▶ Exercise details:
Can you set down, exactly as they appear below, the lines from the opening of the material through the one bearing "(c4) at (520,499)", minus the pictures?

▶ Dataset section:
• • • • •
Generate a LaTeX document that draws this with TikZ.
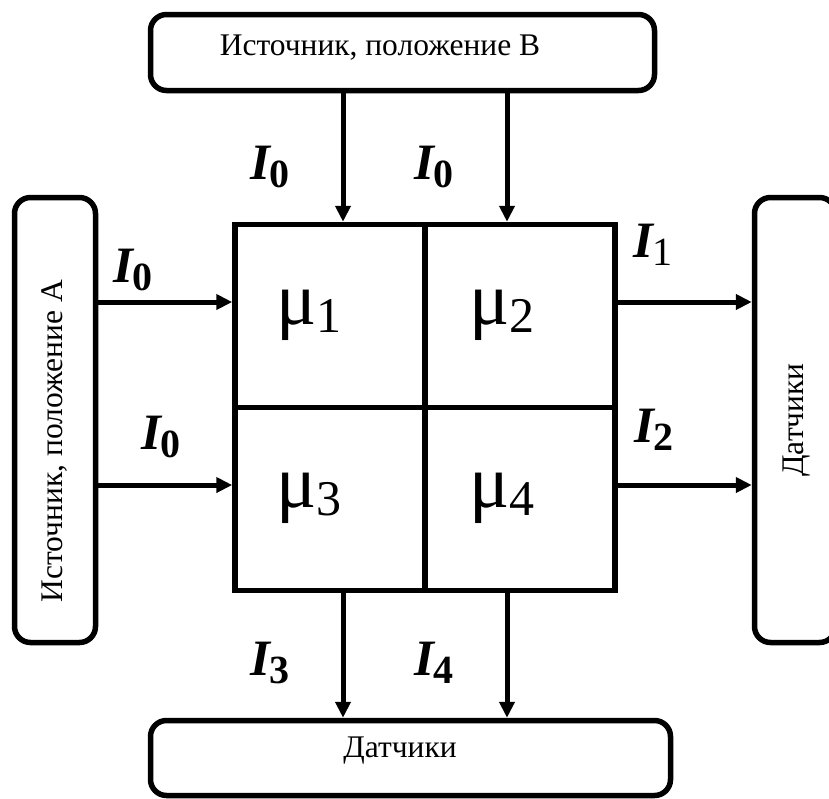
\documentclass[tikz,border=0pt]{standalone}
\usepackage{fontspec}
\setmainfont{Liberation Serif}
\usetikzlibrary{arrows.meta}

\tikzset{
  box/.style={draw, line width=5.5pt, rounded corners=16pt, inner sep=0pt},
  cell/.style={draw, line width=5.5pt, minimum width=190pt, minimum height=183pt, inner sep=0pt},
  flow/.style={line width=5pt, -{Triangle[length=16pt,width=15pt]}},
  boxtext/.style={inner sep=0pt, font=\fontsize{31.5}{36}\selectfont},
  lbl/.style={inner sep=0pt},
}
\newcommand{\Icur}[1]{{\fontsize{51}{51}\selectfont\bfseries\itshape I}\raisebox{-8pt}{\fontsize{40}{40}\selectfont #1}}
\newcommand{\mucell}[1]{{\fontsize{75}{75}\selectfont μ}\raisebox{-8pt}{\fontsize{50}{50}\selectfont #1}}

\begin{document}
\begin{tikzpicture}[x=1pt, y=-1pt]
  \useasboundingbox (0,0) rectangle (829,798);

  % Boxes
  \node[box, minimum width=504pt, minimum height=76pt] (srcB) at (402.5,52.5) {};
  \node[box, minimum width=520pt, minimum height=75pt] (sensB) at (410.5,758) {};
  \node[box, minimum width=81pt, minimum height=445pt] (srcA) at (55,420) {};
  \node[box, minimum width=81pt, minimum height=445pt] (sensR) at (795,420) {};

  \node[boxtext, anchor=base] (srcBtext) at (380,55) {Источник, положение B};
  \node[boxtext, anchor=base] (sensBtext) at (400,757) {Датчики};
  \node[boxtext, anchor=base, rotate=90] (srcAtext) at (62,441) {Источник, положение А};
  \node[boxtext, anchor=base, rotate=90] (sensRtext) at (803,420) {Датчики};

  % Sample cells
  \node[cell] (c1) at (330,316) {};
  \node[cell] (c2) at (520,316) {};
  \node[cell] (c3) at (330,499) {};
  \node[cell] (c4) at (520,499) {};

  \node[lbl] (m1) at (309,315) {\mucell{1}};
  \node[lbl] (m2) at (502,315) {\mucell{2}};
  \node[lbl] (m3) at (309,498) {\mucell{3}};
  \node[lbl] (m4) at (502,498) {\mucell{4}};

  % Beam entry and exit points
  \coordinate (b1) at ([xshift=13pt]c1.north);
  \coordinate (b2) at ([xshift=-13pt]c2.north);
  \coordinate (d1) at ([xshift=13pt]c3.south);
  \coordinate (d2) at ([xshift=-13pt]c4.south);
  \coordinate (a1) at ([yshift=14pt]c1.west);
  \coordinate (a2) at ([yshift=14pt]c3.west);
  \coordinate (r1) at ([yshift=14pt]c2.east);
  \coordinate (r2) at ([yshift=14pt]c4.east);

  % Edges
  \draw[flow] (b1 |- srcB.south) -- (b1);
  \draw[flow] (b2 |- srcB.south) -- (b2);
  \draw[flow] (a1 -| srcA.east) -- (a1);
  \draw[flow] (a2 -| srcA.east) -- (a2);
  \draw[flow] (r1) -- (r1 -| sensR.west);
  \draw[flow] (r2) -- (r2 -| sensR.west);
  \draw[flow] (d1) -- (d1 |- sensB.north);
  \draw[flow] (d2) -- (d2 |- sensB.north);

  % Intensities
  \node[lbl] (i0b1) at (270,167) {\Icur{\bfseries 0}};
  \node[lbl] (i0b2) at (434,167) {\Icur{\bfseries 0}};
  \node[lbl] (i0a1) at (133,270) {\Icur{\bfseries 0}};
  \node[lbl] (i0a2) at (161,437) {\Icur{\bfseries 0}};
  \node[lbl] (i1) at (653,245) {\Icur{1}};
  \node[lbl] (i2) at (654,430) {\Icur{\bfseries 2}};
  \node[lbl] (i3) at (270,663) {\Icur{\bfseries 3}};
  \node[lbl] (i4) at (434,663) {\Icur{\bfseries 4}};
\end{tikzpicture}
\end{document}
• • • • •
▶ Worked solution:
Generate a LaTeX document that draws this with TikZ.
\documentclass[tikz,border=0pt]{standalone}
\usepackage{fontspec}
\setmainfont{Liberation Serif}
\usetikzlibrary{arrows.meta}

\tikzset{
  box/.style={draw, line width=5.5pt, rounded corners=16pt, inner sep=0pt},
  cell/.style={draw, line width=5.5pt, minimum width=190pt, minimum height=183pt, inner sep=0pt},
  flow/.style={line width=5pt, -{Triangle[length=16pt,width=15pt]}},
  boxtext/.style={inner sep=0pt, font=\fontsize{31.5}{36}\selectfont},
  lbl/.style={inner sep=0pt},
}
\newcommand{\Icur}[1]{{\fontsize{51}{51}\selectfont\bfseries\itshape I}\raisebox{-8pt}{\fontsize{40}{40}\selectfont #1}}
\newcommand{\mucell}[1]{{\fontsize{75}{75}\selectfont μ}\raisebox{-8pt}{\fontsize{50}{50}\selectfont #1}}

\begin{document}
\begin{tikzpicture}[x=1pt, y=-1pt]
  \useasboundingbox (0,0) rectangle (829,798);

  % Boxes
  \node[box, minimum width=504pt, minimum height=76pt] (srcB) at (402.5,52.5) {};
  \node[box, minimum width=520pt, minimum height=75pt] (sensB) at (410.5,758) {};
  \node[box, minimum width=81pt, minimum height=445pt] (srcA) at (55,420) {};
  \node[box, minimum width=81pt, minimum height=445pt] (sensR) at (795,420) {};

  \node[boxtext, anchor=base] (srcBtext) at (380,55) {Источник, положение B};
  \node[boxtext, anchor=base] (sensBtext) at (400,757) {Датчики};
  \node[boxtext, anchor=base, rotate=90] (srcAtext) at (62,441) {Источник, положение А};
  \node[boxtext, anchor=base, rotate=90] (sensRtext) at (803,420) {Датчики};

  % Sample cells
  \node[cell] (c1) at (330,316) {};
  \node[cell] (c2) at (520,316) {};
  \node[cell] (c3) at (330,499) {};
  \node[cell] (c4) at (520,499) {};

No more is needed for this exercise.